WHAT YOU HAVE TO DO:
Your task is to retype the lines from the opening of the material through the line that includes "const cErr = [0.016, 0.015];". Do not copy the pictures.

GIVEN MATERIAL:
+ + + +
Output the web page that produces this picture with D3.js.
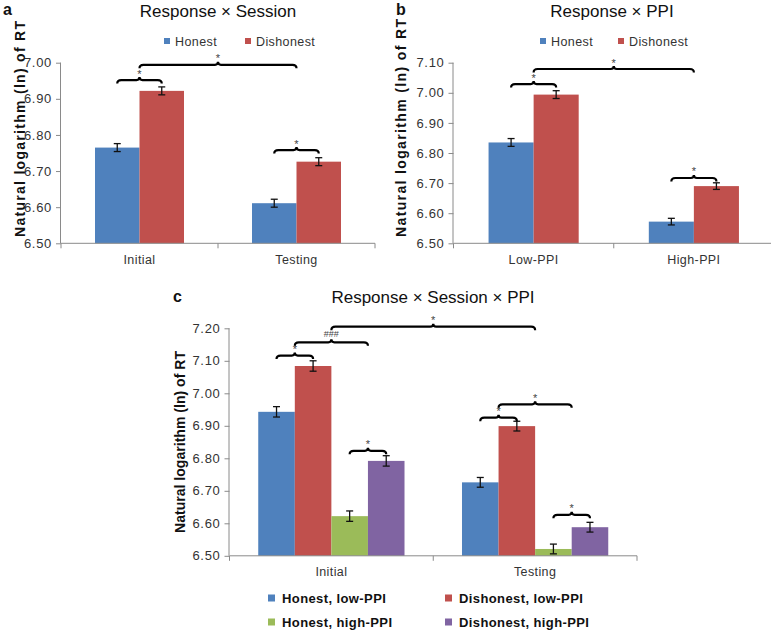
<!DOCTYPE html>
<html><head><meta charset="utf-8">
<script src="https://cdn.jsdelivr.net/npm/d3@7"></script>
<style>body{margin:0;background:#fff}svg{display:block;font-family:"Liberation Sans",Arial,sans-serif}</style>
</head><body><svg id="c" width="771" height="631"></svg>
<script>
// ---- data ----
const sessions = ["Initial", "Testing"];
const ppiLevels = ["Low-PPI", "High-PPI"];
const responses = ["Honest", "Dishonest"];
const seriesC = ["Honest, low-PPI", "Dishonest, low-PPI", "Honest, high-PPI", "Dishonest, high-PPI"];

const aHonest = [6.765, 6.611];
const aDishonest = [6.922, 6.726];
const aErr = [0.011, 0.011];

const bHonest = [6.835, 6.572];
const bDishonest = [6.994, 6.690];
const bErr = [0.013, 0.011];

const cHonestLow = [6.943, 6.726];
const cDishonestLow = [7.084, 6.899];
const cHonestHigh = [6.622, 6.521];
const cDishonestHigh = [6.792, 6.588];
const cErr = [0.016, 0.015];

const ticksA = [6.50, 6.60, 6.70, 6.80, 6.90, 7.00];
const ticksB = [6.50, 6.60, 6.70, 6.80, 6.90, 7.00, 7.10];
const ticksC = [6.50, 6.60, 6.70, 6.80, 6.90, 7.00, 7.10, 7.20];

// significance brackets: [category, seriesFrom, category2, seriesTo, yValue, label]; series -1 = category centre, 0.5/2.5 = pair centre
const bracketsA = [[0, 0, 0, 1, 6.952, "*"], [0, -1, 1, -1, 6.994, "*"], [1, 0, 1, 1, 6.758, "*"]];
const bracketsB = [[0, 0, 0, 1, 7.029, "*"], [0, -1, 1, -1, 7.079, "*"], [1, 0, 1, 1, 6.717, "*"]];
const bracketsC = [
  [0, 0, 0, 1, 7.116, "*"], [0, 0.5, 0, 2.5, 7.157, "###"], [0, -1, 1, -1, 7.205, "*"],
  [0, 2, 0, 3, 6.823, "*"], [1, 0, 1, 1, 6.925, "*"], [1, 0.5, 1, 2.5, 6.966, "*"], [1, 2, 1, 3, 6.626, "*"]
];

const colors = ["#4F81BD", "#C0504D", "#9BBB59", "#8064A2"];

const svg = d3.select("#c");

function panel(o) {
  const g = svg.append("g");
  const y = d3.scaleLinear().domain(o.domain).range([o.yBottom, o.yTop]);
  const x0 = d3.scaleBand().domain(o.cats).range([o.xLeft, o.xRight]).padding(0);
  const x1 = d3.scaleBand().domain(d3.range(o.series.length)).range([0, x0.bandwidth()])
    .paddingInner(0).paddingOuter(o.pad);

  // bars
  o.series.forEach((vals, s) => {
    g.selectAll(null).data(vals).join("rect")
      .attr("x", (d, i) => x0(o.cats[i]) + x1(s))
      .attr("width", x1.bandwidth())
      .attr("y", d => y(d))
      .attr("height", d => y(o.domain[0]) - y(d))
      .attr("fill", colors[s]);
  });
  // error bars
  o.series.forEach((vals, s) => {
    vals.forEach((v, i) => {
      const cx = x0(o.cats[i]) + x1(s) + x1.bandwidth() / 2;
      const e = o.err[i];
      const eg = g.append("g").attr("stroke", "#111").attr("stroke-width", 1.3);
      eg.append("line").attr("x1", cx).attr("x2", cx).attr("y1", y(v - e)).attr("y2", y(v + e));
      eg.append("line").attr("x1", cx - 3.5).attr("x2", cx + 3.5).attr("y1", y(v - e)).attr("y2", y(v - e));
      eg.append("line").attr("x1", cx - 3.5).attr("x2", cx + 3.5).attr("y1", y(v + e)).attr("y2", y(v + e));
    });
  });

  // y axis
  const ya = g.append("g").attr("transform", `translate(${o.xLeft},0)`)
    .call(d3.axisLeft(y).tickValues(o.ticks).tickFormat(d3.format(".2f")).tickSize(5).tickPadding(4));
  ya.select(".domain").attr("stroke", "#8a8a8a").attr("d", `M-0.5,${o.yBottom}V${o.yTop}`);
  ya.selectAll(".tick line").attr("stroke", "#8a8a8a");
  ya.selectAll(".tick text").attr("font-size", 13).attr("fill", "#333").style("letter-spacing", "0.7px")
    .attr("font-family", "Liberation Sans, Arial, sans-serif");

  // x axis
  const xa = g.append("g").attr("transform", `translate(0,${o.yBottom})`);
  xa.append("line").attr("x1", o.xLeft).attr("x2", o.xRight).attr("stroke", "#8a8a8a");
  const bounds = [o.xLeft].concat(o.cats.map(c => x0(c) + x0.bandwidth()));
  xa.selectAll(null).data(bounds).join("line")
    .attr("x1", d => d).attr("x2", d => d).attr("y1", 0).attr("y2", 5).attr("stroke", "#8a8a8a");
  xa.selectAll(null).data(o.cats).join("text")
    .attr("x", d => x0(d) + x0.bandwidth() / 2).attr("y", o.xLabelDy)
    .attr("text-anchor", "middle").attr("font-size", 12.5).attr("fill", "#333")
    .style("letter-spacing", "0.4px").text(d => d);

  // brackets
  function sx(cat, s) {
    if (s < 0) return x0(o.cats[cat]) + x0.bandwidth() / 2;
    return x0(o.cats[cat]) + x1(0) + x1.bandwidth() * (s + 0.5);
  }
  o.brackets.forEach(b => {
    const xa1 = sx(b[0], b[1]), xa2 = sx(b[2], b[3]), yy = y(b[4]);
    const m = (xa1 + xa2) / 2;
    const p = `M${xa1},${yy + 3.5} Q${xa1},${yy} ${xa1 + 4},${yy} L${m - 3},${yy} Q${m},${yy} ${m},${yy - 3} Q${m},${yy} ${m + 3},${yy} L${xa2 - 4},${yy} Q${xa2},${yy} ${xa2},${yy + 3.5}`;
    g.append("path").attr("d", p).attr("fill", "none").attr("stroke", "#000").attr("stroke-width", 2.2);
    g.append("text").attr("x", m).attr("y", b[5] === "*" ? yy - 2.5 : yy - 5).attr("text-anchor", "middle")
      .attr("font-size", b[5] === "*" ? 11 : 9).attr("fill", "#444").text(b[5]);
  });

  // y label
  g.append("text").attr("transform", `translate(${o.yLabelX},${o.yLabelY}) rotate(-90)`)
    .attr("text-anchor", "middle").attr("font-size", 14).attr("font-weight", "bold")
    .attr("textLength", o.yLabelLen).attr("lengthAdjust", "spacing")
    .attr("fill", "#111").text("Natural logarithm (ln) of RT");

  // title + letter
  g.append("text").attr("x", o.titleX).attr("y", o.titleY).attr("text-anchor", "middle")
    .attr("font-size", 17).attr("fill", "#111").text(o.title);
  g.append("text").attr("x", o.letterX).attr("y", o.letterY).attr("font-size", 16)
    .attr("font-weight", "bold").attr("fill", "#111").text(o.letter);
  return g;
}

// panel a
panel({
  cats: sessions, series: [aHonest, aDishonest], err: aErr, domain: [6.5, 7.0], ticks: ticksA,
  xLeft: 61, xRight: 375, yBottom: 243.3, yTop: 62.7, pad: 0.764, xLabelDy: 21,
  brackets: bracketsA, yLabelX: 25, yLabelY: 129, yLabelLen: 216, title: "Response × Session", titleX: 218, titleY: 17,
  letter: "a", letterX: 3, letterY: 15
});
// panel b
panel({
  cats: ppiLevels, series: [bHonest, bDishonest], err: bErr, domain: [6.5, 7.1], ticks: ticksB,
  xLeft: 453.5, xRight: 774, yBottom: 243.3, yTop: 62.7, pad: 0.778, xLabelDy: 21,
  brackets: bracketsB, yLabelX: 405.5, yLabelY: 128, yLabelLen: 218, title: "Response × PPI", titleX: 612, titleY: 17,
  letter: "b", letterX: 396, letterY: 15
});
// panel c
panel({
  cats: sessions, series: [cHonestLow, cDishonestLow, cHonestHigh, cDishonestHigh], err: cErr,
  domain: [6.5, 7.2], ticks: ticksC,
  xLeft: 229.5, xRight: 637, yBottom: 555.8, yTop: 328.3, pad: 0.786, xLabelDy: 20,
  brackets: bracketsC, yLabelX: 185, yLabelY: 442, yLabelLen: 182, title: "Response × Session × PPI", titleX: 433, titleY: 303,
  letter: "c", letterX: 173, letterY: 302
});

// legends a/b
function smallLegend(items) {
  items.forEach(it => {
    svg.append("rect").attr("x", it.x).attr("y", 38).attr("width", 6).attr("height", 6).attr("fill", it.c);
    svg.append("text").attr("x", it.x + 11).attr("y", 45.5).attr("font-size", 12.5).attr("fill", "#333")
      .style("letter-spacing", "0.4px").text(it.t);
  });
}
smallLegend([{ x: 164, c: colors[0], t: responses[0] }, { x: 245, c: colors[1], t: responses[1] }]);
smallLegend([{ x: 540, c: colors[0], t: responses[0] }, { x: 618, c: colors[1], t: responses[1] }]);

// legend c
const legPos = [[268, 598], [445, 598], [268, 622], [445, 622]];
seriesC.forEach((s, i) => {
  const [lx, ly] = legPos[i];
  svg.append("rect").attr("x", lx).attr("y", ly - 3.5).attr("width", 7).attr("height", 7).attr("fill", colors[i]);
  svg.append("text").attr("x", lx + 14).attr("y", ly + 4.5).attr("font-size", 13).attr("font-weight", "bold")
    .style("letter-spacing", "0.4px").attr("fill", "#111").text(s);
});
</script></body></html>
+ + + +
CORRECT OUTPUT:
Output the web page that produces this picture with D3.js.
<!DOCTYPE html>
<html><head><meta charset="utf-8">
<script src="https://cdn.jsdelivr.net/npm/d3@7"></script>
<style>body{margin:0;background:#fff}svg{display:block;font-family:"Liberation Sans",Arial,sans-serif}</style>
</head><body><svg id="c" width="771" height="631"></svg>
<script>
// ---- data ----
const sessions = ["Initial", "Testing"];
const ppiLevels = ["Low-PPI", "High-PPI"];
const responses = ["Honest", "Dishonest"];
const seriesC = ["Honest, low-PPI", "Dishonest, low-PPI", "Honest, high-PPI", "Dishonest, high-PPI"];

const aHonest = [6.765, 6.611];
const aDishonest = [6.922, 6.726];
const aErr = [0.011, 0.011];

const bHonest = [6.835, 6.572];
const bDishonest = [6.994, 6.690];
const bErr = [0.013, 0.011];

const cHonestLow = [6.943, 6.726];
const cDishonestLow = [7.084, 6.899];
const cHonestHigh = [6.622, 6.521];
const cDishonestHigh = [6.792, 6.588];
const cErr = [0.016, 0.015];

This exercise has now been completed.